## Begin

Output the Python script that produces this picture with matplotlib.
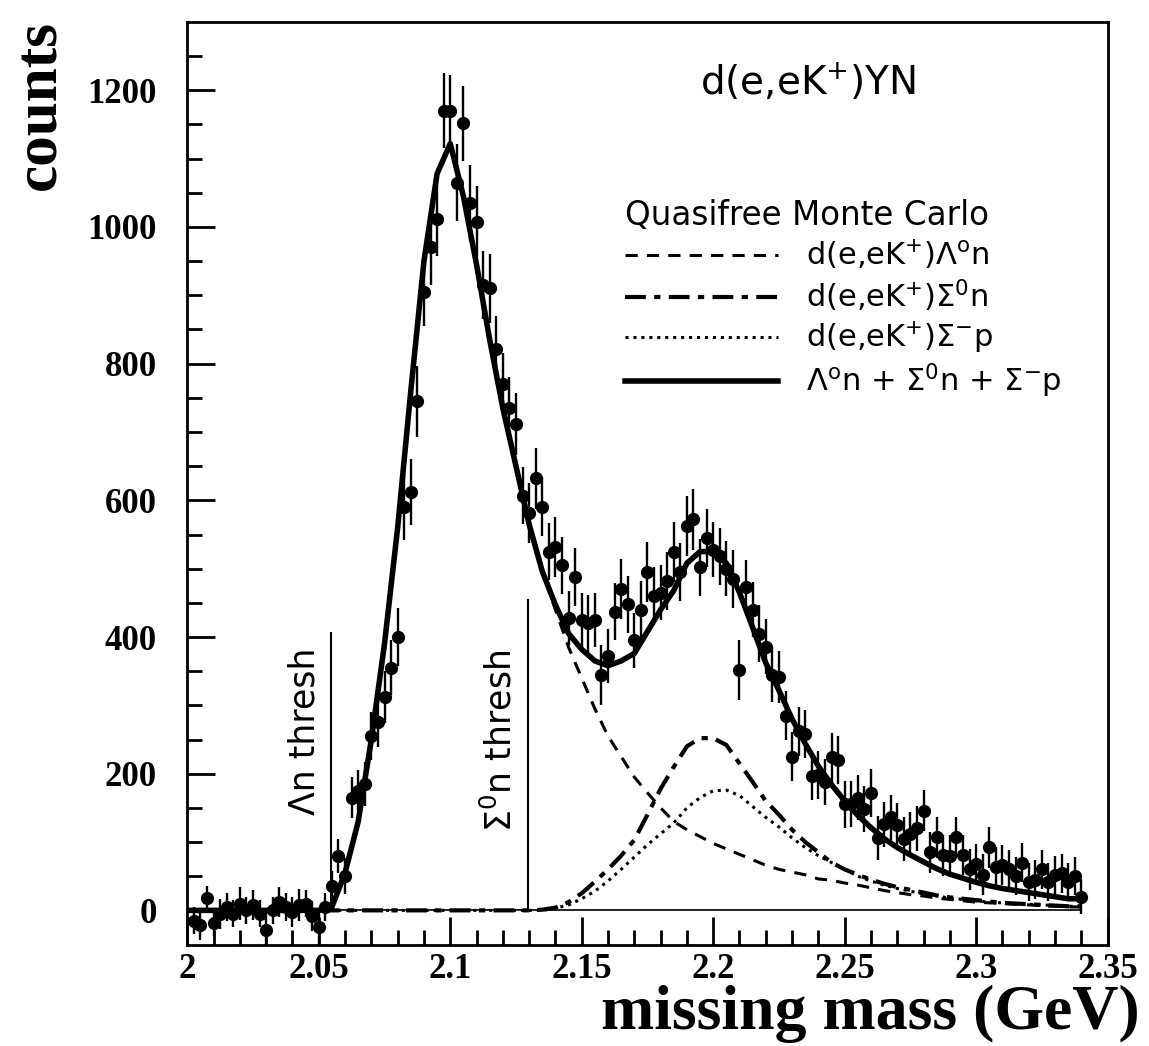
import numpy as np
import matplotlib
matplotlib.use("Agg")
import matplotlib.pyplot as plt

plt.rcParams["mathtext.default"] = "regular"
plt.rcParams["font.family"] = ["DejaVu Sans"]

# ---- measured spectrum: d(e,eK+)YN missing mass, 2.5 MeV bins ----
bin_width = 0.0025
mass = np.round(2.0025 + bin_width * np.arange(136), 4)
counts = [
    -15, -22, 18, -18, -5, 5, -5, 10, 0, 8, -5, -28, 0, 12, 5, -3, 8, 10, -8, -25,
    5, 35, 80, 50, 165, 175, 185, 255, 275, 312, 355, 400, 590, 612, 745, 905, 970, 1012,
    1170, 1170, 1065, 1152, 1035, 1008, 915, 910, 822, 770, 735, 712, 607, 582, 632, 590,
    525, 532, 505, 428, 488, 425, 420, 425, 345, 372, 437, 470, 448, 395, 440, 495, 460,
    465, 482, 525, 495, 562, 572, 502, 545, 528, 518, 500, 485, 352, 473, 440, 405, 386,
    345, 342, 285, 225, 262, 258, 196, 198, 188, 224, 220, 155, 156, 165, 148, 172, 106,
    126, 136, 125, 104, 112, 120, 146, 85, 107, 81, 80, 107, 81, 60, 68, 52, 92, 64, 66,
    60, 50, 70, 42, 45, 60, 42, 52, 54, 42, 50, 20,
]
errors = [
    20, 22, 18, 20, 22, 20, 20, 24, 20, 22, 20, 25, 20, 22, 20, 22, 24, 20, 22, 25,
    20, 22, 25, 26, 30, 30, 32, 35, 36, 38, 40, 42, 48, 48, 52, 50, 55, 55, 55, 52,
    56, 55, 55, 52, 50, 50, 48, 46, 45, 45, 42, 44, 44, 42, 42, 44, 42, 40, 42, 40,
    42, 40, 44, 40, 42, 44, 42, 40, 42, 44, 42, 40, 42, 44, 42, 44, 44, 42, 42, 40,
    42, 40, 42, 44, 40, 40, 42, 40, 40, 38, 36, 36, 36, 35, 35, 35, 34, 36, 35, 34,
    34, 33, 34, 35, 32, 33, 33, 32, 32, 32, 33, 30, 30, 30, 30, 31, 30, 29, 30, 29,
    30, 30, 29, 29, 29, 28, 29, 28, 28, 29, 28, 28, 28, 28, 28, 26,
]

# ---- quasifree Monte Carlo components, 5 MeV grid ----
mc_mass = np.round(2.0 + 0.005 * np.arange(69), 3)
lambda_n = [
    0, 0, 0, 0, 0, 0, 0, 0, 0, 0, 0, 5, 55, 130, 250, 390, 560, 760, 950, 1078,
    1122, 1045, 945, 835, 735, 650, 565, 495, 440, 385, 340, 295, 255, 225, 195, 172,
    150, 130, 118, 108, 98, 90, 82, 74, 66, 60, 56, 52, 46, 44, 40, 37, 33, 29, 26, 23,
    21, 18, 16, 14, 12, 11, 10, 9, 8, 7, 6, 5, 5,
]
sigma0_n = [
    0, 0, 0, 0, 0, 0, 0, 0, 0, 0, 0, 0, 0, 0, 0, 0, 0, 0, 0, 0,
    0, 0, 0, 0, 0, 0, 0, 1, 4, 12, 25, 42, 60, 80, 103, 140,
    178, 210, 240, 252, 252, 242, 215, 188, 160, 140, 118, 100, 85, 70, 60, 52, 45, 39, 34, 30,
    26, 22, 19, 17, 15, 13, 11, 10, 9, 8, 7, 6, 6,
]
sigmam_p = [
    0, 0, 0, 0, 0, 0, 0, 0, 0, 0, 0, 0, 0, 0, 0, 0, 0, 0, 0, 0,
    0, 0, 0, 0, 0, 0, 0, 0, 3, 8, 17, 28, 43, 60, 78, 96,
    112, 128, 150, 165, 175, 176, 168, 152, 136, 122, 106, 92, 80, 70, 60, 50, 43, 37, 32, 28,
    24, 21, 18, 16, 14, 12, 11, 10, 9, 8, 7, 6, 6,
]
mc_total = np.array(lambda_n) + np.array(sigma0_n) + np.array(sigmam_p)

# reaction thresholds (GeV) and the heights of their marker lines
thresholds = {"lambda": 2.0545, "sigma0": 2.1295}
threshold_heights = {"lambda": 408, "sigma0": 455}

fig = plt.figure(figsize=(11.49, 10.46), dpi=100)
ax = fig.add_axes([0.163, 0.097, 0.801, 0.882])

serif_bold = dict(family="Liberation Serif", weight="bold")

# zero line under the spectrum
ax.hlines(0, mc_mass[0], mc_mass[-1], color="black", lw=1.2, zorder=1)

l_lam, = ax.plot(mc_mass, lambda_n, color="black", lw=2.2, dashes=(4, 3), zorder=2)
l_sig0, = ax.plot(mc_mass, sigma0_n, color="black", lw=3.0, dashes=(5, 2, 1.5, 2), zorder=2)
l_sigm, = ax.plot(mc_mass, sigmam_p, color="black", lw=2.2, dashes=(1, 1.6), zorder=2)
l_tot, = ax.plot(mc_mass, mc_total, color="black", lw=4.0, solid_joinstyle="round", zorder=3)

ax.errorbar(mass, counts, yerr=errors, xerr=bin_width / 2, fmt="o", color="black",
            ms=8.5, elinewidth=1.7, capsize=0, zorder=4)

# threshold markers
for key, label, ypos in (("lambda", "Λn thresh", 140), ("sigma0", "Σ$^{0}$n thresh", 115)):
    ax.vlines(thresholds[key], 0, threshold_heights[key], color="black", lw=1.5, zorder=2)
    ax.text(thresholds[key] - 0.0035, ypos, label, rotation=90, ha="right", va="bottom",
            fontsize=25)

ax.text(2.236, 1212, "d(e,eK$^{+}$)YN", fontsize=28, ha="center", va="center")

leg = ax.legend([l_lam, l_sig0, l_sigm, l_tot],
                ["d(e,eK$^{+}$)Λ$^{o}$n", "d(e,eK$^{+}$)Σ$^{0}$n",
                 "d(e,eK$^{+}$)Σ$^{-}$p", "Λ$^{o}$n + Σ$^{0}$n + Σ$^{-}$p"],
                title="Quasifree Monte Carlo", title_fontsize=23.5, fontsize=22,
                loc="upper left", bbox_to_anchor=(0.476, 0.808), frameon=False,
                handlelength=5.0, handletextpad=0.9, labelspacing=0.2,
                borderpad=0, borderaxespad=0, alignment="left")

ax.set_xlim(2.0, 2.35)
ax.set_ylim(-50, 1300)
ax.set_xticks(np.arange(2.0, 2.351, 0.05))
ax.set_xticklabels(["2", "2.05", "2.1", "2.15", "2.2", "2.25", "2.3", "2.35"])
ax.set_xticks(np.arange(2.0, 2.351, 0.01), minor=True)
ax.set_yticks(np.arange(0, 1201, 200))
ax.set_yticks(np.arange(0, 1251, 50), minor=True)

ax.tick_params(which="both", direction="in", top=False, right=False, width=2)
ax.tick_params(which="major", length=20)
ax.tick_params(which="minor", length=11)
ax.tick_params(axis="y", pad=22)
ax.tick_params(axis="x", pad=6)
for lab in ax.get_xticklabels() + ax.get_yticklabels():
    lab.set_fontfamily("Liberation Serif")
    lab.set_fontweight("bold")
    lab.set_fontsize(25)
for sp in ax.spines.values():
    sp.set_linewidth(2)

ax.set_xlabel("missing mass (GeV)", fontsize=46, ha="right", va="center", **serif_bold)
ax.xaxis.set_label_coords(1.035, -0.075)
ax.set_ylabel("counts", fontsize=44, rotation=90, ha="center", va="center", **serif_bold)
ax.yaxis.set_label_coords(-0.16, 0.91)

fig.savefig("out.png", dpi=100)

## End

Write the full listing out again with every line unchanged, but include no pictures.

Output of the exercise:
Output the Python script that produces this picture with matplotlib.
import numpy as np
import matplotlib
matplotlib.use("Agg")
import matplotlib.pyplot as plt

plt.rcParams["mathtext.default"] = "regular"
plt.rcParams["font.family"] = ["DejaVu Sans"]

# ---- measured spectrum: d(e,eK+)YN missing mass, 2.5 MeV bins ----
bin_width = 0.0025
mass = np.round(2.0025 + bin_width * np.arange(136), 4)
counts = [
    -15, -22, 18, -18, -5, 5, -5, 10, 0, 8, -5, -28, 0, 12, 5, -3, 8, 10, -8, -25,
    5, 35, 80, 50, 165, 175, 185, 255, 275, 312, 355, 400, 590, 612, 745, 905, 970, 1012,
    1170, 1170, 1065, 1152, 1035, 1008, 915, 910, 822, 770, 735, 712, 607, 582, 632, 590,
    525, 532, 505, 428, 488, 425, 420, 425, 345, 372, 437, 470, 448, 395, 440, 495, 460,
    465, 482, 525, 495, 562, 572, 502, 545, 528, 518, 500, 485, 352, 473, 440, 405, 386,
    345, 342, 285, 225, 262, 258, 196, 198, 188, 224, 220, 155, 156, 165, 148, 172, 106,
    126, 136, 125, 104, 112, 120, 146, 85, 107, 81, 80, 107, 81, 60, 68, 52, 92, 64, 66,
    60, 50, 70, 42, 45, 60, 42, 52, 54, 42, 50, 20,
]
errors = [
    20, 22, 18, 20, 22, 20, 20, 24, 20, 22, 20, 25, 20, 22, 20, 22, 24, 20, 22, 25,
    20, 22, 25, 26, 30, 30, 32, 35, 36, 38, 40, 42, 48, 48, 52, 50, 55, 55, 55, 52,
    56, 55, 55, 52, 50, 50, 48, 46, 45, 45, 42, 44, 44, 42, 42, 44, 42, 40, 42, 40,
    42, 40, 44, 40, 42, 44, 42, 40, 42, 44, 42, 40, 42, 44, 42, 44, 44, 42, 42, 40,
    42, 40, 42, 44, 40, 40, 42, 40, 40, 38, 36, 36, 36, 35, 35, 35, 34, 36, 35, 34,
    34, 33, 34, 35, 32, 33, 33, 32, 32, 32, 33, 30, 30, 30, 30, 31, 30, 29, 30, 29,
    30, 30, 29, 29, 29, 28, 29, 28, 28, 29, 28, 28, 28, 28, 28, 26,
]

# ---- quasifree Monte Carlo components, 5 MeV grid ----
mc_mass = np.round(2.0 + 0.005 * np.arange(69), 3)
lambda_n = [
    0, 0, 0, 0, 0, 0, 0, 0, 0, 0, 0, 5, 55, 130, 250, 390, 560, 760, 950, 1078,
    1122, 1045, 945, 835, 735, 650, 565, 495, 440, 385, 340, 295, 255, 225, 195, 172,
    150, 130, 118, 108, 98, 90, 82, 74, 66, 60, 56, 52, 46, 44, 40, 37, 33, 29, 26, 23,
    21, 18, 16, 14, 12, 11, 10, 9, 8, 7, 6, 5, 5,
]
sigma0_n = [
    0, 0, 0, 0, 0, 0, 0, 0, 0, 0, 0, 0, 0, 0, 0, 0, 0, 0, 0, 0,
    0, 0, 0, 0, 0, 0, 0, 1, 4, 12, 25, 42, 60, 80, 103, 140,
    178, 210, 240, 252, 252, 242, 215, 188, 160, 140, 118, 100, 85, 70, 60, 52, 45, 39, 34, 30,
    26, 22, 19, 17, 15, 13, 11, 10, 9, 8, 7, 6, 6,
]
sigmam_p = [
    0, 0, 0, 0, 0, 0, 0, 0, 0, 0, 0, 0, 0, 0, 0, 0, 0, 0, 0, 0,
    0, 0, 0, 0, 0, 0, 0, 0, 3, 8, 17, 28, 43, 60, 78, 96,
    112, 128, 150, 165, 175, 176, 168, 152, 136, 122, 106, 92, 80, 70, 60, 50, 43, 37, 32, 28,
    24, 21, 18, 16, 14, 12, 11, 10, 9, 8, 7, 6, 6,
]
mc_total = np.array(lambda_n) + np.array(sigma0_n) + np.array(sigmam_p)

# reaction thresholds (GeV) and the heights of their marker lines
thresholds = {"lambda": 2.0545, "sigma0": 2.1295}
threshold_heights = {"lambda": 408, "sigma0": 455}

fig = plt.figure(figsize=(11.49, 10.46), dpi=100)
ax = fig.add_axes([0.163, 0.097, 0.801, 0.882])

serif_bold = dict(family="Liberation Serif", weight="bold")

# zero line under the spectrum
ax.hlines(0, mc_mass[0], mc_mass[-1], color="black", lw=1.2, zorder=1)

l_lam, = ax.plot(mc_mass, lambda_n, color="black", lw=2.2, dashes=(4, 3), zorder=2)
l_sig0, = ax.plot(mc_mass, sigma0_n, color="black", lw=3.0, dashes=(5, 2, 1.5, 2), zorder=2)
l_sigm, = ax.plot(mc_mass, sigmam_p, color="black", lw=2.2, dashes=(1, 1.6), zorder=2)
l_tot, = ax.plot(mc_mass, mc_total, color="black", lw=4.0, solid_joinstyle="round", zorder=3)

ax.errorbar(mass, counts, yerr=errors, xerr=bin_width / 2, fmt="o", color="black",
            ms=8.5, elinewidth=1.7, capsize=0, zorder=4)

# threshold markers
for key, label, ypos in (("lambda", "Λn thresh", 140), ("sigma0", "Σ$^{0}$n thresh", 115)):
    ax.vlines(thresholds[key], 0, threshold_heights[key], color="black", lw=1.5, zorder=2)
    ax.text(thresholds[key] - 0.0035, ypos, label, rotation=90, ha="right", va="bottom",
            fontsize=25)

ax.text(2.236, 1212, "d(e,eK$^{+}$)YN", fontsize=28, ha="center", va="center")

leg = ax.legend([l_lam, l_sig0, l_sigm, l_tot],
                ["d(e,eK$^{+}$)Λ$^{o}$n", "d(e,eK$^{+}$)Σ$^{0}$n",
                 "d(e,eK$^{+}$)Σ$^{-}$p", "Λ$^{o}$n + Σ$^{0}$n + Σ$^{-}$p"],
                title="Quasifree Monte Carlo", title_fontsize=23.5, fontsize=22,
                loc="upper left", bbox_to_anchor=(0.476, 0.808), frameon=False,
                handlelength=5.0, handletextpad=0.9, labelspacing=0.2,
                borderpad=0, borderaxespad=0, alignment="left")

ax.set_xlim(2.0, 2.35)
ax.set_ylim(-50, 1300)
ax.set_xticks(np.arange(2.0, 2.351, 0.05))
ax.set_xticklabels(["2", "2.05", "2.1", "2.15", "2.2", "2.25", "2.3", "2.35"])
ax.set_xticks(np.arange(2.0, 2.351, 0.01), minor=True)
ax.set_yticks(np.arange(0, 1201, 200))
ax.set_yticks(np.arange(0, 1251, 50), minor=True)

ax.tick_params(which="both", direction="in", top=False, right=False, width=2)
ax.tick_params(which="major", length=20)
ax.tick_params(which="minor", length=11)
ax.tick_params(axis="y", pad=22)
ax.tick_params(axis="x", pad=6)
for lab in ax.get_xticklabels() + ax.get_yticklabels():
    lab.set_fontfamily("Liberation Serif")
    lab.set_fontweight("bold")
    lab.set_fontsize(25)
for sp in ax.spines.values():
    sp.set_linewidth(2)

ax.set_xlabel("missing mass (GeV)", fontsize=46, ha="right", va="center", **serif_bold)
ax.xaxis.set_label_coords(1.035, -0.075)
ax.set_ylabel("counts", fontsize=44, rotation=90, ha="center", va="center", **serif_bold)
ax.yaxis.set_label_coords(-0.16, 0.91)

fig.savefig("out.png", dpi=100)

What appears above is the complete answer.